The virus is also most likely a trigger of Guillain-Barré syndrome (GBS).

"Based on observational, cohort and case-control studies there is strong scientific consensus that Zika virus is a cause of GBS, microcephaly and other neurological disorders," the agency said in a statement on Wednesday. 

The agency's panel of experts also recommended more surveillance and research into diagnostics, vaccines, treatments and mosquito control.

The Zika virus is spread by mosquitoes and can also be sexually transmitted.

On Tuesday, WHO advised men and women returning from areas where the Zika virus is actively spreading should practice safer sex or abstinence for 6 months, regardless of whether they are trying to conceive or showing symptoms.

In February, WHO declared that the clusters of cases of microcephaly and neurological disorders occurring in areas with Zika virus transmission an international public health emergency. Last week, it  said the outbreak remains an international health emergency and the virus is continuing to infect new countries, such as in Southeast Asia.

Zika infections in pregnant women have been shown to cause microcephaly — a severe birth defect in which the head and brain are undersized — as well as other brain abnormalities.

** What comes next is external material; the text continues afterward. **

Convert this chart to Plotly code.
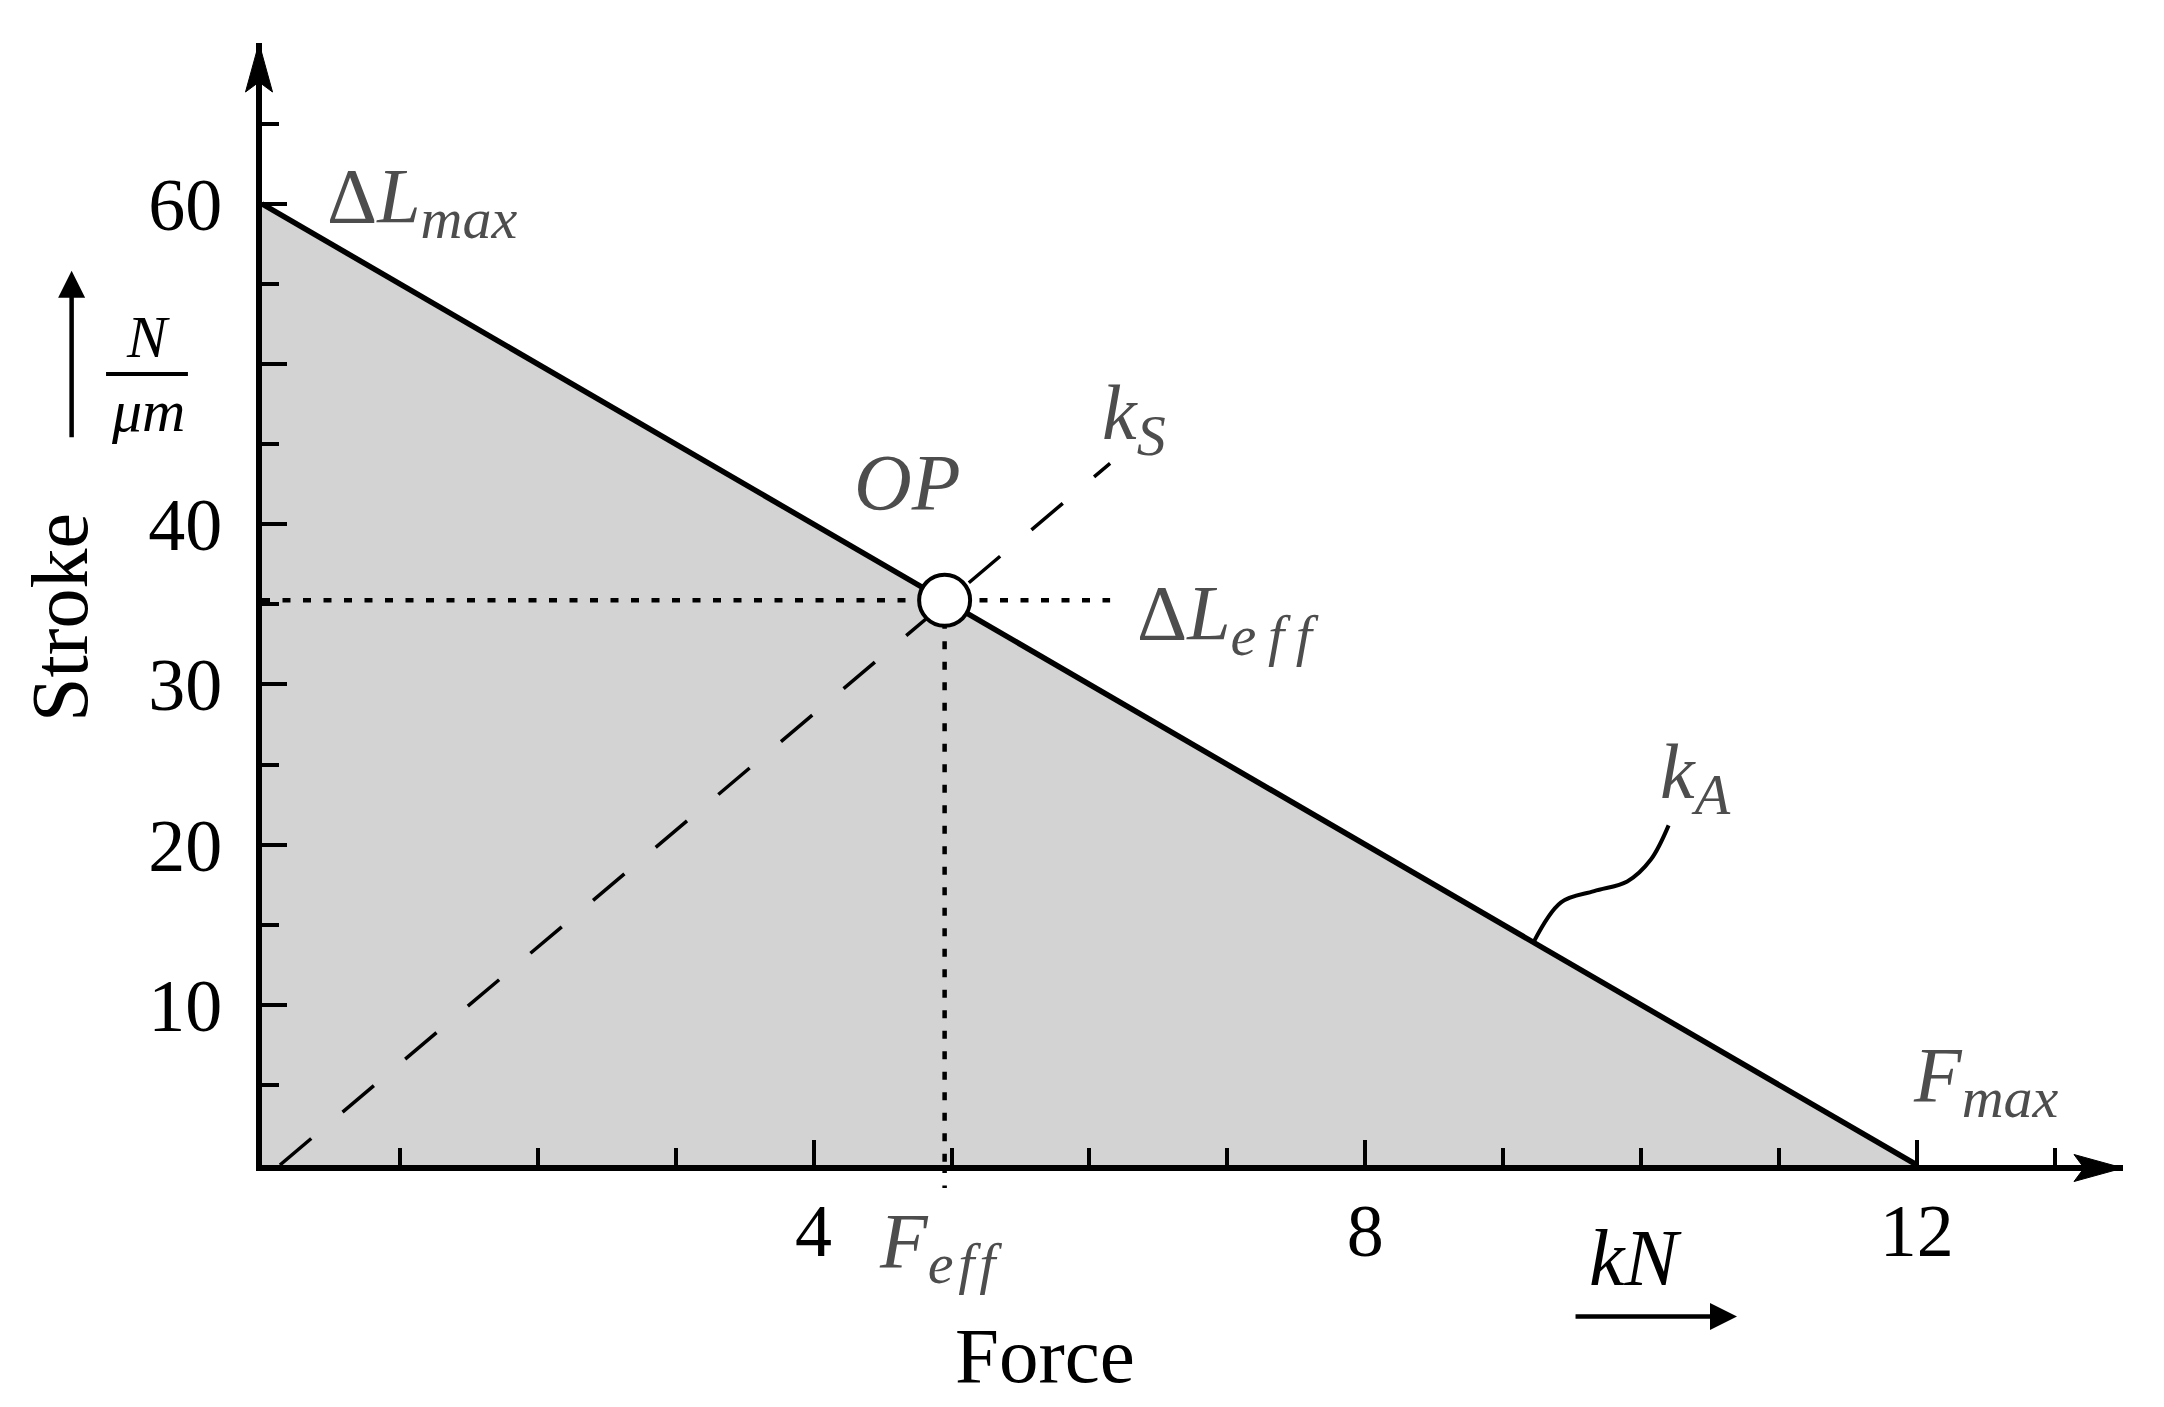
import plotly.graph_objects as go

# actuator line (stroke vs. force)
force_ka = [0, 12]
stroke_ka = [60, 0]

# load line k_S
force_ks = [0.13, 6.15]
stroke_ks = [0, 43.8]

# operating point
F_EFF = 4.95
DL_EFF = 35.25
DOTTED_END_X = 6.15

# wavy leader to the k_A label
leader_x = [9.22, 9.42, 9.66, 9.90, 10.07, 10.20]
leader_y = [13.9, 16.4, 17.1, 17.7, 19.05, 21.2]

x_major = [4, 8, 12]
x_major_text = ["4", "8", "12"]
y_major = [10, 20, 30, 40, 50, 60]
y_major_text = ["10", "20", "30", "40", "", "60"]

X_MAX = 13.495
Y_MAX = 70.04

FONT = "Liberation Serif"
GREY = "#4d4d4d"
BIG = 74
LAB = 78


def sub(t):
    return "<sub><span style='font-size:58px'>" + t + "</span></sub>"


fig = go.Figure()

fig.add_trace(go.Scatter(
    x=force_ka, y=stroke_ka,
    mode="lines",
    fill="tozeroy",
    fillcolor="#d3d3d3",
    line=dict(color="black", width=5.5),
))

fig.add_trace(go.Scatter(
    x=force_ks, y=stroke_ks,
    mode="lines",
    line=dict(color="black", width=3.5, dash="41px,41px"),
))

fig.add_trace(go.Scatter(
    x=[0, DOTTED_END_X], y=[DL_EFF, DL_EFF],
    mode="lines",
    line=dict(color="black", width=4.5, dash="8px,12.5px"),
))

fig.add_trace(go.Scatter(
    x=[F_EFF, F_EFF], y=[DL_EFF, 0],
    mode="lines",
    line=dict(color="black", width=4.5, dash="8px,12.5px"),
))

fig.add_trace(go.Scatter(
    x=leader_x, y=leader_y,
    mode="lines",
    line=dict(color="black", width=4, shape="spline"),
))

fig.add_trace(go.Scatter(
    x=[F_EFF], y=[DL_EFF],
    mode="markers",
    marker=dict(size=51, color="white", line=dict(color="black", width=4)),
))


def lab(text, x, y, xanchor="center", color=GREY, size=LAB, xref="x", yref="y"):
    return dict(text=text, x=x, y=y, xref=xref, yref=yref,
                xanchor=xanchor, yanchor="middle", showarrow=False,
                font=dict(family=FONT, size=size, color=color))


EFF_WIDE = "e\u2009f\u2009f"
EFF_TIGHT = "e\u200af\u200af"

annotations = [
    lab("Δ<i>L" + sub("max") + "</i>", 0.46, 60.15, xanchor="left"),
    lab("<i>OP</i>", 4.68, 42.55, size=80),
    lab("<i>k" + sub("S") + "</i>", 6.08, 46.6, xanchor="left"),
    lab("Δ<i>L" + sub(EFF_WIDE) + "</i>", 6.33, 34.1, xanchor="left"),
    lab("<i>k" + sub("A") + "</i>", 10.12, 24.2, xanchor="left"),
    lab("<i>F" + sub("max") + "</i>", 11.96, 5.3, xanchor="left"),
    # below the x axis, in paper units
    lab("<i>F" + sub(EFF_TIGHT) + "</i>", 4.92, -0.073, yref="paper"),
    lab("<i>kN</i>", 9.96, -0.083, color="black", size=80, yref="paper"),
    lab("Force", 5.68, -0.170, color="black", size=79, yref="paper"),
    # left of the y axis, in paper units
    dict(text="Stroke", x=-0.1083, y=0.488, xref="paper", yref="paper",
         textangle=-90, showarrow=False, xanchor="center", yanchor="middle",
         font=dict(family=FONT, size=80, color="black")),
    dict(text="<i>N</i>", x=-0.0613, y=0.708, xref="paper", yref="paper",
         showarrow=False, xanchor="center", yanchor="bottom", borderpad=0,
         font=dict(family=FONT, size=60, color="black")),
    dict(text="<i>μm</i>", x=-0.0613, y=0.702, xref="paper", yref="paper",
         showarrow=False, xanchor="center", yanchor="top", borderpad=0,
         font=dict(family=FONT, size=60, color="black")),
    # unit arrows
    dict(x=-0.1023, y=0.797, ax=0, ay=168, xref="paper", yref="paper",
         axref="pixel", ayref="pixel", text="", showarrow=True,
         arrowhead=2, arrowwidth=4.5, arrowsize=1.2, arrowcolor="black"),
    dict(x=0.7926, y=-0.135, ax=-163, ay=0, xref="paper", yref="paper",
         axref="pixel", ayref="pixel", text="", showarrow=True,
         arrowhead=2, arrowwidth=4.5, arrowsize=1.2, arrowcolor="black"),
]

shapes = [
    # axis arrow heads
    dict(type="path", xref="paper", yref="paper", xsizemode="pixel", ysizemode="pixel",
         xanchor=1, yanchor=0, path="M0,-3 L-49,10.5 L-39,-3 L-49,-16.5 Z",
         fillcolor="black", line=dict(color="black", width=1), layer="above"),
    dict(type="path", xref="paper", yref="paper", xsizemode="pixel", ysizemode="pixel",
         xanchor=0, yanchor=1, path="M-3,0 L10.5,-49 L-3,-39 L-16.5,-49 Z",
         fillcolor="black", line=dict(color="black", width=1), layer="above"),
    # dotted drop line continuing below the axis
    dict(type="line", xref="x", yref="paper", x0=F_EFF, x1=F_EFF, y0=0, y1=-0.0205,
         line=dict(color="black", width=4.5, dash="8px,12.5px"), layer="above"),
    # fraction bar of N/μm
    dict(type="line", xref="paper", yref="paper", x0=-0.0838, x1=-0.0398,
         y0=0.705, y1=0.705, line=dict(color="black", width=4)),
]

axis_common = dict(
    showgrid=False,
    zeroline=False,
    showline=True,
    linecolor="black",
    linewidth=6,
    ticks="inside",
    ticklen=25,
    tickwidth=3.5,
    tickcolor="black",
    tickmode="array",
    tickfont=dict(family=FONT, size=BIG, color="black"),
)

fig.update_layout(
    width=2164,
    height=1407,
    showlegend=False,
    paper_bgcolor="white",
    plot_bgcolor="white",
    margin=dict(l=262, r=41, t=43, b=242, pad=0),
    xaxis=dict(
        range=[0, X_MAX],
        tickvals=x_major,
        ticktext=x_major_text,
        ticklabelstandoff=-4,
        minor=dict(ticks="inside", ticklen=17, tickwidth=3.5, tickcolor="black",
                   tickmode="linear", tick0=0, dtick=1, showgrid=False),
        **axis_common,
    ),
    yaxis=dict(
        range=[0, Y_MAX],
        tickvals=y_major,
        ticktext=y_major_text,
        ticklabelstandoff=19,
        minor=dict(ticks="inside", ticklen=17, tickwidth=3.5, tickcolor="black",
                   tickmode="linear", tick0=0, dtick=5, showgrid=False),
        **axis_common,
    ),
    annotations=annotations,
    shapes=shapes,
)

fig.write_html("out.html", config={"displayModeBar": False},
               post_script="document.body.style.margin='0px';")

The connection between Zika and microcephaly first came to light last fall in Brazil, which has since confirmed more than 1,800 cases of microcephaly.

There have been no reported cases of individuals infected by mosquitoes in Canada. 

Travellers are advised to protect themselves from mosquito bites at all times. 

The vast majority of people infected with Zika have a mild infection and about 80 per cent have no symptoms. The symptoms include mild fever, rash and red eyes.